Data provided:
....................

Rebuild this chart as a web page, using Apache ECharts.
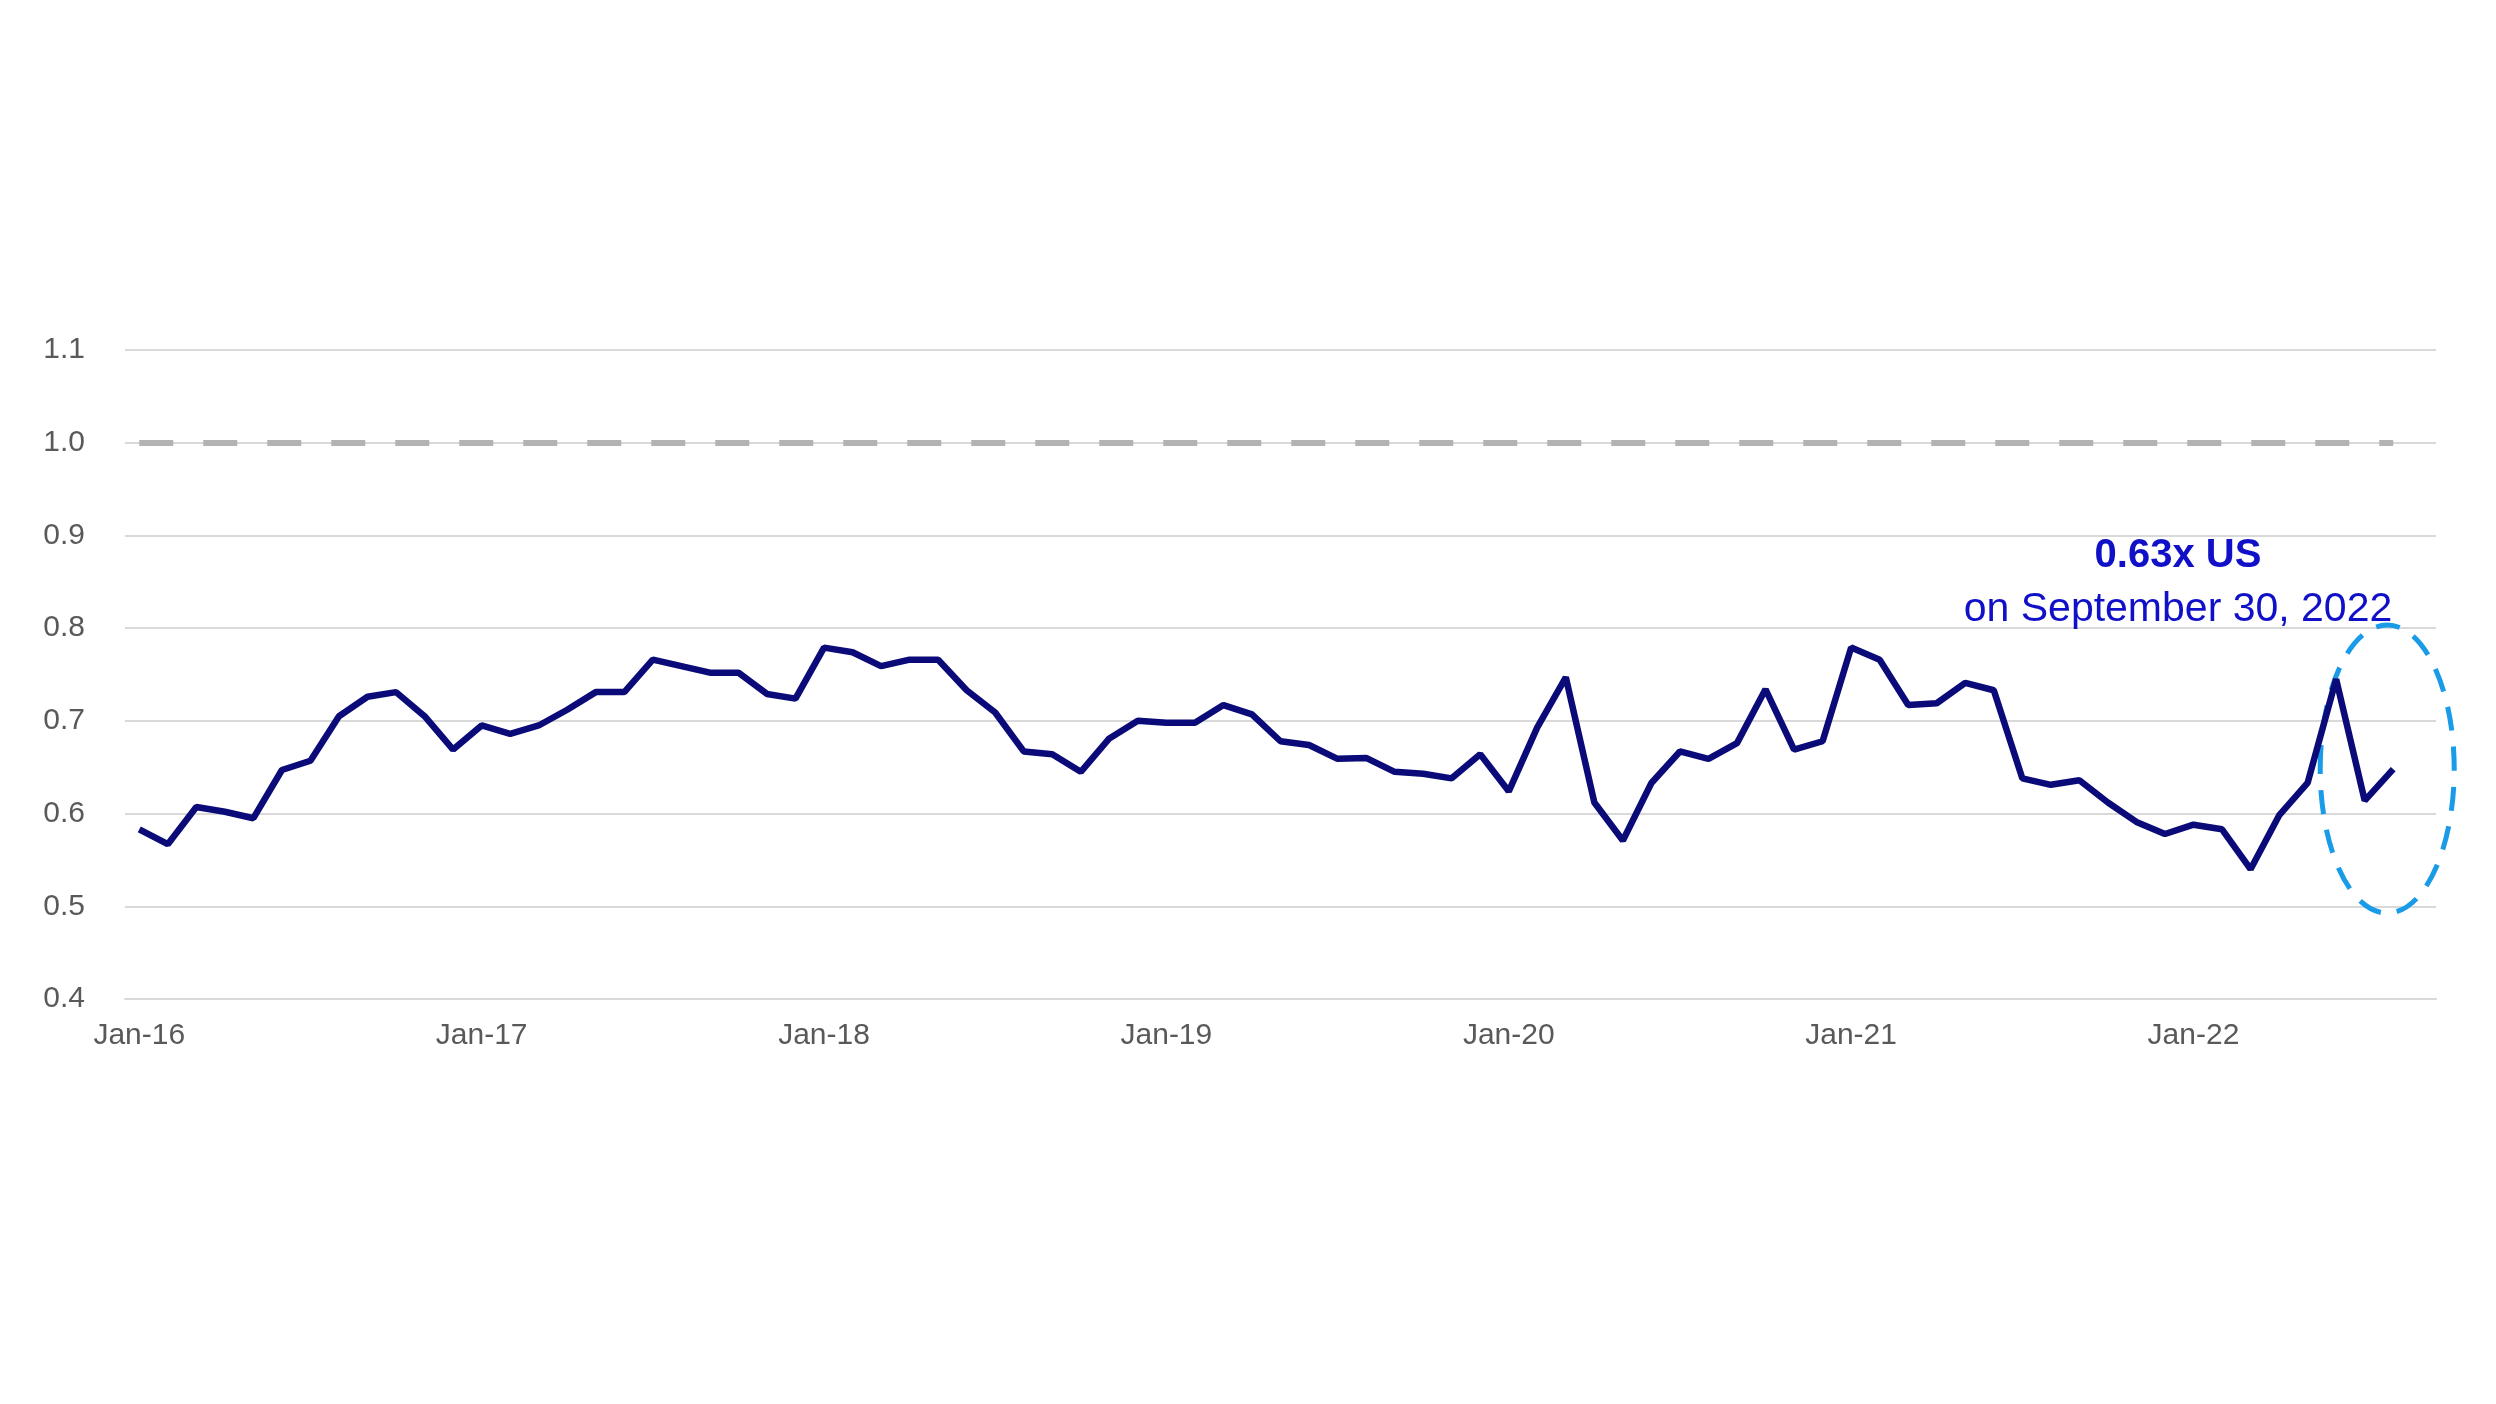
<!DOCTYPE html>
<html><head><meta charset="utf-8">
<script src="https://cdn.jsdelivr.net/npm/echarts@6/dist/echarts.min.js"></script>
<style>html,body{margin:0;padding:0;background:#fff}#c{width:2496px;height:1404px}</style>
</head><body><div id="c"></div>
<script>
const months = ['Jan','Feb','Mar','Apr','May','Jun','Jul','Aug','Sep','Oct','Nov','Dec'];
const categories = [];
for (let y = 16; y <= 22; y++) for (let m = 0; m < 12; m++) { if (y === 22 && m > 8) break; categories.push(months[m] + '-' + y); }
const values = [
0.583,0.567,0.607,0.602,0.595,0.647,0.657,0.705,0.726,0.731,0.705,0.669,
0.695,0.686,0.695,0.712,0.731,0.731,0.766,0.759,0.752,0.752,0.729,0.724,
0.779,0.774,0.759,0.766,0.766,0.733,0.709,0.667,0.664,0.645,0.681,0.700,
0.698,0.698,0.717,0.707,0.678,0.674,0.659,0.660,0.645,0.643,0.638,0.664,
0.624,0.693,0.747,0.612,0.571,0.633,0.667,0.659,0.676,0.734,0.669,0.678,
0.779,0.766,0.717,0.719,0.741,0.733,0.638,0.631,0.636,0.612,0.591,0.578,
0.588,0.583,0.540,0.598,0.633,0.745,0.614,0.648,null];
const parity = 1.0;
const annoTitle = '0.63x US';
const annoSub = 'on September 30, 2022';
const chart = echarts.init(document.getElementById('c'));
const labelStyle = {color:'#595959', fontSize:30, fontFamily:'Liberation Sans, Arial, sans-serif'};
chart.setOption({
  animation:false,
  grid:{left:125,right:60,top:350,bottom:405},
  xAxis:{type:'category',data:categories,boundaryGap:true,
    axisLine:{lineStyle:{color:'#d9d9d9',width:2}},axisTick:{show:false},
    axisLabel:Object.assign({interval:(i)=>i%12===0,margin:22},labelStyle),
    splitLine:{show:false}},
  yAxis:{type:'value',min:0.4,max:1.1,interval:0.1,
    axisLabel:Object.assign({formatter:v=>v.toFixed(1),margin:40},labelStyle),
    axisLine:{show:false},axisTick:{show:false},
    splitLine:{lineStyle:{color:'#d9d9d9',width:2}}},
  series:[{type:'line',data:values,symbol:'none',
    lineStyle:{color:'#0a0a78',width:6.5},
    markLine:{symbol:'none',silent:true,label:{show:false},
      lineStyle:{color:'#b3b3b3',type:[34,30],width:6},
      data:[[{coord:[0,parity]},{coord:[79,parity]}]]}}]
});
const c = chart.convertToPixel({xAxisIndex:0,yAxisIndex:0},[79,0.648]);
chart.setOption({graphic:[
  {type:'ellipse',shape:{cx:c[0]-6,cy:c[1],rx:67,ry:144},
   style:{fill:'none',stroke:'#1a9be8',lineWidth:5,lineDash:[24,16]}},
  {type:'text',x:2178,y:556,style:{text:annoTitle,fill:'#1010c8',font:'bold 40px Liberation Sans, Arial, sans-serif',align:'center',verticalAlign:'middle'}},
  {type:'text',x:2178,y:610,style:{text:annoSub,fill:'#1010c8',font:'41px Liberation Sans, Arial, sans-serif',align:'center',verticalAlign:'middle'}}
]});
</script></body></html>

....................

Are you able to set down all the lines above exactly, without any pictures?

Reply:
Rebuild this chart as a web page, using Apache ECharts.
<!DOCTYPE html>
<html><head><meta charset="utf-8">
<script src="https://cdn.jsdelivr.net/npm/echarts@6/dist/echarts.min.js"></script>
<style>html,body{margin:0;padding:0;background:#fff}#c{width:2496px;height:1404px}</style>
</head><body><div id="c"></div>
<script>
const months = ['Jan','Feb','Mar','Apr','May','Jun','Jul','Aug','Sep','Oct','Nov','Dec'];
const categories = [];
for (let y = 16; y <= 22; y++) for (let m = 0; m < 12; m++) { if (y === 22 && m > 8) break; categories.push(months[m] + '-' + y); }
const values = [
0.583,0.567,0.607,0.602,0.595,0.647,0.657,0.705,0.726,0.731,0.705,0.669,
0.695,0.686,0.695,0.712,0.731,0.731,0.766,0.759,0.752,0.752,0.729,0.724,
0.779,0.774,0.759,0.766,0.766,0.733,0.709,0.667,0.664,0.645,0.681,0.700,
0.698,0.698,0.717,0.707,0.678,0.674,0.659,0.660,0.645,0.643,0.638,0.664,
0.624,0.693,0.747,0.612,0.571,0.633,0.667,0.659,0.676,0.734,0.669,0.678,
0.779,0.766,0.717,0.719,0.741,0.733,0.638,0.631,0.636,0.612,0.591,0.578,
0.588,0.583,0.540,0.598,0.633,0.745,0.614,0.648,null];
const parity = 1.0;
const annoTitle = '0.63x US';
const annoSub = 'on September 30, 2022';
const chart = echarts.init(document.getElementById('c'));
const labelStyle = {color:'#595959', fontSize:30, fontFamily:'Liberation Sans, Arial, sans-serif'};
chart.setOption({
  animation:false,
  grid:{left:125,right:60,top:350,bottom:405},
  xAxis:{type:'category',data:categories,boundaryGap:true,
    axisLine:{lineStyle:{color:'#d9d9d9',width:2}},axisTick:{show:false},
    axisLabel:Object.assign({interval:(i)=>i%12===0,margin:22},labelStyle),
    splitLine:{show:false}},
  yAxis:{type:'value',min:0.4,max:1.1,interval:0.1,
    axisLabel:Object.assign({formatter:v=>v.toFixed(1),margin:40},labelStyle),
    axisLine:{show:false},axisTick:{show:false},
    splitLine:{lineStyle:{color:'#d9d9d9',width:2}}},
  series:[{type:'line',data:values,symbol:'none',
    lineStyle:{color:'#0a0a78',width:6.5},
    markLine:{symbol:'none',silent:true,label:{show:false},
      lineStyle:{color:'#b3b3b3',type:[34,30],width:6},
      data:[[{coord:[0,parity]},{coord:[79,parity]}]]}}]
});
const c = chart.convertToPixel({xAxisIndex:0,yAxisIndex:0},[79,0.648]);
chart.setOption({graphic:[
  {type:'ellipse',shape:{cx:c[0]-6,cy:c[1],rx:67,ry:144},
   style:{fill:'none',stroke:'#1a9be8',lineWidth:5,lineDash:[24,16]}},
  {type:'text',x:2178,y:556,style:{text:annoTitle,fill:'#1010c8',font:'bold 40px Liberation Sans, Arial, sans-serif',align:'center',verticalAlign:'middle'}},
  {type:'text',x:2178,y:610,style:{text:annoSub,fill:'#1010c8',font:'41px Liberation Sans, Arial, sans-serif',align:'center',verticalAlign:'middle'}}
]});
</script></body></html>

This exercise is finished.